Leftover Rice, Cooling, And Reheating On The Stove
Once your rice reaches the texture you like, timing still matters for safety and flavor. Let cooked rice cool in a shallow container, then refrigerate within about two hours. Leaving a covered pot at room temperature for long stretches encourages off smells and dull flavor.
For stovetop reheating, add a spoon or two of water per cup of cold rice, cover the pan, and warm over low heat for 5 to 10 minutes, stirring once or twice, until the rice is steaming hot. This quick extra simmer and steam brings yesterday’s pot back to a tender texture without turning it mushy.

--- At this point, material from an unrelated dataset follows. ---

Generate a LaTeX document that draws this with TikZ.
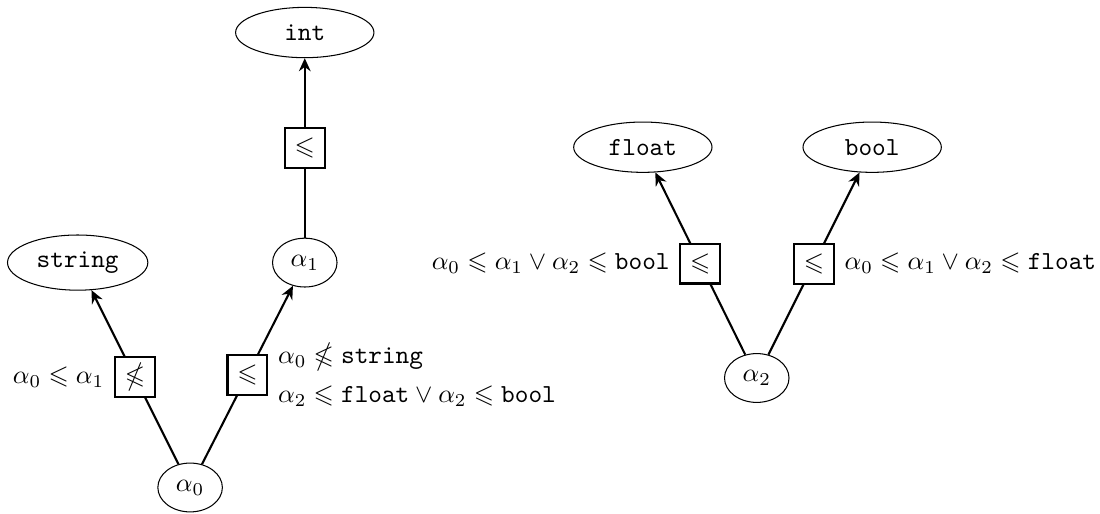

Quick Boil Time Cheat Sheet For Busy Nights
When dinner needs to move fast, it helps to have a short mental list of stove times. Use these numbers as your weekday baseline, then adjust up or down by a minute or two to match your own pot and burner.
- White long-grain: 15–18 minutes simmer + 5–10 minutes rest.
- Jasmine or basmati: 12–15 minutes simmer + 10 minutes rest.
- Brown long-grain: 35–45 minutes simmer + 10 minutes rest.
- Parboiled white: 20–25 minutes simmer + 5–10 minutes rest.
- Wild rice or blends: 45–60 minutes simmer + 10–15 minutes rest.
If you match the rice type on the bag to the right simmer window, use a steady 2-to-1 water ratio, and give the pot a calm steam rest, you’ll answer “How long do I boil rice on the stove?” with confidence every time you reach for a saucepan.